Figure 1. One Line of Code
This single line of functional programming code returns a list of
files from a specified directory matching one or more file masks and
satisfying an additional, unspecified constraint, supplied by the
calling application at runtime.
C# Injection or Dynamic C#?
You may be familiar with
SQL injection, a technique that
exploits an oft-found vulnerability, allowing an attacker to sneak in
arbitrary SQL statements through application code to examine, or even
corrupt, a system. Needless to say, SQL injection is
a very bad thing.
On the other hand, consider dynamic SQL (also referred to as embedded
SQL), a technique where one embeds SQL statements into application code
to achieve specific designs.
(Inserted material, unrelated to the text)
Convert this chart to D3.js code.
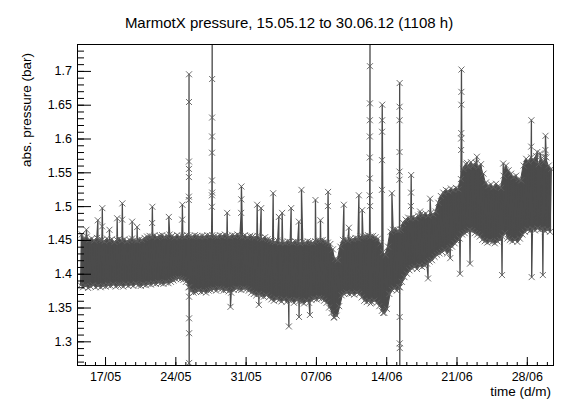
<!DOCTYPE html>
<html>
<head>
<meta charset="utf-8">
<script src="https://cdn.jsdelivr.net/npm/d3@7"></script>
<style>
  html, body { margin: 0; padding: 0; background: #fff; }
  svg { display: block; font-family: "Liberation Sans", Arial, Helvetica, sans-serif; }
</style>
</head>
<body>
<svg id="chart" width="564" height="400"></svg>
<script>
// ---- data -------------------------------------------------------------
// Readings are summarised in 6-hour windows starting 14/05/2012 12:00 UTC.
// For every window: lowest and highest absolute pressure (bar).
const windowHours = 6;
const windowLow = [
  1.383,1.380,1.382,1.379, 1.381,1.383,1.380,1.382, 1.380,1.382,1.381,1.383, 1.382,1.384,1.381,1.383,
  1.383,1.381,1.384,1.382, 1.384,1.382,1.385,1.383, 1.382,1.384,1.383,1.385, 1.384,1.386,1.385,1.387,
  1.386,1.385,1.387,1.386, 1.388,1.390,1.392,1.393, 1.392,1.391,1.388,1.380, 1.374,1.372,1.373,1.375,
  1.373,1.374,1.372,1.375, 1.376,1.377,1.375,1.378, 1.377,1.375,1.376,1.374, 1.372,1.376,1.378,1.377,
  1.376,1.378,1.377,1.375, 1.372,1.370,1.368,1.370, 1.367,1.366,1.368,1.365, 1.362,1.360,1.363,1.361,
  1.359,1.362,1.358,1.361, 1.360,1.357,1.361,1.359, 1.358,1.356,1.360,1.357, 1.361,1.363,1.362,1.364,
  1.363,1.360,1.357,1.350, 1.342,1.336,1.338,1.352, 1.368,1.370,1.372,1.370, 1.371,1.369,1.372,1.370,
  1.365,1.360,1.358,1.360, 1.358,1.360,1.357,1.352, 1.345,1.342,1.348,1.370, 1.376,1.378,1.375,1.380,
  1.388,1.395,1.400,1.405, 1.408,1.410,1.407,1.412, 1.410,1.412,1.415,1.418, 1.420,1.425,1.428,1.430,
  1.432,1.435,1.430,1.438, 1.440,1.445,1.448,1.452, 1.458,1.460,1.462,1.465, 1.463,1.460,1.458,1.455,
  1.450,1.448,1.446,1.448, 1.447,1.445,1.448,1.450, 1.455,1.460,1.452,1.450, 1.448,1.450,1.447,1.452,
  1.458,1.462,1.465,1.463, 1.466,1.464,1.467,1.465, 1.466,1.463,1.465,1.462
];
const windowHigh = [
  1.458,1.452,1.455,1.450, 1.452,1.449,1.453,1.451, 1.450,1.448,1.452,1.449, 1.451,1.447,1.450,1.452,
  1.449,1.451,1.448,1.450, 1.452,1.450,1.449,1.451, 1.450,1.453,1.455,1.456, 1.455,1.457,1.454,1.456,
  1.457,1.455,1.456,1.458, 1.456,1.454,1.457,1.455, 1.456,1.455,1.457,1.456, 1.455,1.457,1.456,1.455,
  1.456,1.455,1.457,1.456, 1.457,1.456,1.455,1.457, 1.456,1.458,1.456,1.455, 1.457,1.456,1.458,1.456,
  1.455,1.457,1.454,1.456, 1.455,1.454,1.456,1.453, 1.452,1.454,1.451,1.450, 1.448,1.447,1.449,1.446,
  1.447,1.446,1.448,1.447, 1.446,1.448,1.447,1.445, 1.447,1.446,1.448,1.447, 1.446,1.448,1.450,1.449,
  1.450,1.448,1.446,1.444, 1.436,1.422,1.420,1.440, 1.450,1.451,1.449,1.452, 1.451,1.453,1.452,1.455,
  1.455,1.456,1.457,1.455, 1.456,1.454,1.452,1.445, 1.432,1.428,1.440,1.462, 1.465,1.466,1.464,1.465,
  1.475,1.480,1.483,1.482, 1.484,1.482,1.486,1.488, 1.487,1.489,1.486,1.490, 1.488,1.492,1.505,1.515,
  1.520,1.524,1.522,1.526, 1.524,1.527,1.525,1.540, 1.555,1.562,1.558,1.565, 1.560,1.564,1.558,1.562,
  1.548,1.535,1.530,1.532, 1.528,1.533,1.530,1.527, 1.545,1.560,1.553,1.548, 1.543,1.545,1.540,1.538,
  1.560,1.570,1.566,1.572, 1.568,1.574,1.562,1.570, 1.565,1.572,1.560,1.555
];
// Short excursions: hour after 14/05 12:00 and the readings taken in that burst.
const spikeHours = [
  15.5, 42.8, 53, 70.5, 89, 100.9, 124.8, 136.7, 172.6, 212.5, 244.3, 260.3,
  315.3, 351.9, 359.8, 385.3, 423.6, 427.6, 433.1, 461.8, 475.4, 483.3, 499.4, 504.8,
  523.2, 529.5, 549.6, 562.9, 574.9, 592.6, 607, 630.8, 642.8, 666.7, 674.6, 692.5,
  694.4, 721.7, 724.8, 745.6, 763.7, 791, 813, 832, 837, 885, 908.4, 911,
  925, 932.3, 937, 948.7, 1008.8, 1011.6, 1078.5, 1079.7, 1093, 1100, 1106.4, 1112
];
const spikeValues = [
  [1.465], [1.479], [1.470, 1.497], [1.465], [1.482], [1.480, 1.504], [1.477], [1.469], [1.475, 1.499], [1.484], [1.480, 1.502],
  [1.509, 1.514, 1.543, 1.555, 1.566, 1.654, 1.695, 1.366, 1.334, 1.312, 1.268, 1.200, 1.380],
  [1.499, 1.516, 1.538, 1.579, 1.603, 1.631, 1.688, 1.760, 1.520], [1.490], [1.351], [1.490, 1.510, 1.529],
  [1.502], [1.354], [1.497], [1.519], [1.484], [1.490], [1.322], [1.497],
  [1.477, 1.336], [1.524], [1.339], [1.509], [1.479], [1.500, 1.521], [1.335], [1.502], [1.468], [1.516], [1.494],
  [1.516, 1.541, 1.572, 1.603, 1.627, 1.652, 1.707, 1.760, 1.500],
  [1.356], [1.524, 1.568, 1.610, 1.627, 1.650], [1.342], [1.519],
  [1.539, 1.551, 1.580, 1.627, 1.647, 1.682, 1.336, 1.297, 1.290, 1.200, 1.380],
  [1.500, 1.520, 1.546], [1.492], [1.393], [1.511], [1.423], [1.400],
  [1.583, 1.600, 1.608, 1.650, 1.669, 1.702],
  [1.564], [1.415], [1.560], [1.573], [1.398], [1.563], [1.588, 1.627], [1.395], [1.580], [1.578], [1.398], [1.573, 1.583, 1.604]
];
// Axis labels
const yTicks = [1.3, 1.35, 1.4, 1.45, 1.5, 1.55, 1.6, 1.65, 1.7];
const xTicks = ["17/05", "24/05", "31/05", "07/06", "14/06", "21/06", "28/06"];

// ---- layout -----------------------------------------------------------
const svg = d3.select("#chart");
const L = 77, R = 554, T = 44, B = 366;
const origin = Date.UTC(2012, 4, 14, 12);
const hour = 3600 * 1000;

const x = d3.scaleUtc()
  .domain([new Date(Date.UTC(2012, 4, 14, 5)), new Date(Date.UTC(2012, 5, 30, 17))])
  .range([L, R]);
const y = d3.scaleLinear().domain([1.2635, 1.7398]).range([B, T]);

// ---- series -----------------------------------------------------------
const windows = windowLow.map((lo, i) => ({ i, lo, hi: windowHigh[i] }));
const points = [];
windows.forEach(w => {
  points.push({ h: w.i * windowHours + 1.5, v: w.lo });
  points.push({ h: w.i * windowHours + 4.5, v: w.hi });
});
spikeHours.forEach((h, k) => {
  const vals = spikeValues[k];
  vals.forEach((v, j) => points.push({ h: h + j / vals.length, v }));
});
points.sort((a, b) => a.h - b.h);
const tx = h => x(new Date(origin + h * hour));
const px = d => tx(d.h);
const py = d => y(d.v);

svg.append("defs").append("clipPath").attr("id", "frame")
  .append("rect").attr("x", L).attr("y", T).attr("width", R - L).attr("height", B - T);

const plot = svg.append("g").attr("clip-path", "url(#frame)");
const col = "#4b4b4b";

// dense body of the hourly readings between each window's extremes
plot.append("path")
  .datum(windows)
  .attr("fill", col)
  .attr("stroke", col)
  .attr("stroke-width", 1)
  .attr("d", d3.area()
    .x(w => tx(w.i * windowHours + 3))
    .y0(w => y(w.lo))
    .y1(w => y(w.hi)));

plot.append("path")
  .datum(points)
  .attr("fill", "none")
  .attr("stroke", col)
  .attr("stroke-width", 1.3)
  .attr("stroke-linejoin", "round")
  .attr("d", d3.line().x(px).y(py));

plot.append("g")
  .selectAll("path")
  .data(points)
  .join("path")
  .attr("transform", d => `translate(${px(d)},${py(d)})`)
  .attr("d", "M-3,-3L3,3M-3,3L3,-3")
  .attr("fill", "none")
  .attr("stroke", "#5e5e5e")
  .attr("stroke-width", 0.9);

// ---- axes -------------------------------------------------------------
const tickFont = 12.5;

// y: majors every 0.05, minors every 0.01, ticks pointing inward
const yMinor = d3.range(127, 174).map(k => k / 100);
svg.append("g")
  .attr("transform", `translate(${L},0)`)
  .call(d3.axisLeft(y).tickValues(yMinor).tickSize(-7).tickFormat(""))
  .call(g => g.select(".domain").remove());
svg.append("g")
  .attr("transform", `translate(${L},0)`)
  .call(d3.axisLeft(y).tickValues(yTicks).tickSize(-14).tickPadding(5).tickFormat(d => String(d)))
  .call(g => g.select(".domain").remove())
  .call(g => g.selectAll("text").attr("font-size", tickFont).attr("font-family", null).attr("fill", "#000"));

// x: weekly majors with labels, daily minors
const parseDay = d3.utcParse("%d/%m/%Y");
const xMajor = xTicks.map(s => parseDay(s + "/2012"));
const xMinor = d3.utcDay.range(...x.domain());
svg.append("g")
  .attr("transform", `translate(0,${B})`)
  .call(d3.axisBottom(x).tickValues(xMinor).tickSize(-4).tickFormat(""))
  .call(g => g.select(".domain").remove());
svg.append("g")
  .attr("transform", `translate(0,${B})`)
  .call(d3.axisBottom(x).tickValues(xMajor).tickSize(-9).tickPadding(6).tickFormat((d, i) => xTicks[i]))
  .call(g => g.select(".domain").remove())
  .call(g => g.selectAll("text").attr("font-size", tickFont).attr("font-family", null).attr("fill", "#000"));

// frame
svg.append("rect")
  .attr("x", L + 0.5).attr("y", T + 0.5)
  .attr("width", R - L - 1).attr("height", B - T - 1)
  .attr("fill", "none").attr("stroke", "#000").attr("stroke-width", 1);

// ---- titles -----------------------------------------------------------
svg.append("text")
  .attr("x", 289).attr("y", 28)
  .attr("text-anchor", "middle")
  .attr("font-size", 15)
  .text("MarmotX pressure, 15.05.12 to 30.06.12 (1108 h)");

svg.append("text")
  .attr("transform", "translate(31,53) rotate(-90)")
  .attr("text-anchor", "end")
  .attr("font-size", 13.5)
  .text("abs. pressure (bar)");

svg.append("text")
  .attr("x", 551).attr("y", 396)
  .attr("text-anchor", "end")
  .attr("font-size", 13.5)
  .text("time (d/m)");
</script>
</body>
</html>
Sounds rather similar to SQL injection, no?
If used judiciously, dynamic SQL is a good thing. Used carelessly, it
is indeed a well-oiled path to SQL injection.
Lambda expressions are analogous in the C# universe: they let you
embed arbitrary C# code into other C# code. Unlike SQL, though, the
arbitrary code is supplied at compile time - the user does
not
have the ability to send a string of code and thus be a potential source
of attack (It works with SQL because SQL commands are still just
strings at runtime). So, with C# you have the good part of injection
without the bad. Typically, you have a library routine written in such a
way as to accept code injection through lambda expressions, and you
have your main application which invokes that library, passing in its
particular code fragments to do what it wants done. Let’s get into the
details of that process.
Customization with Lambda Expressions
Though the one line of code in Figure 1 contains other interesting
aspects of LINQ as already discussed, the focus of this article is the
innocuous call to the RestrictionLambda method highlighted in red.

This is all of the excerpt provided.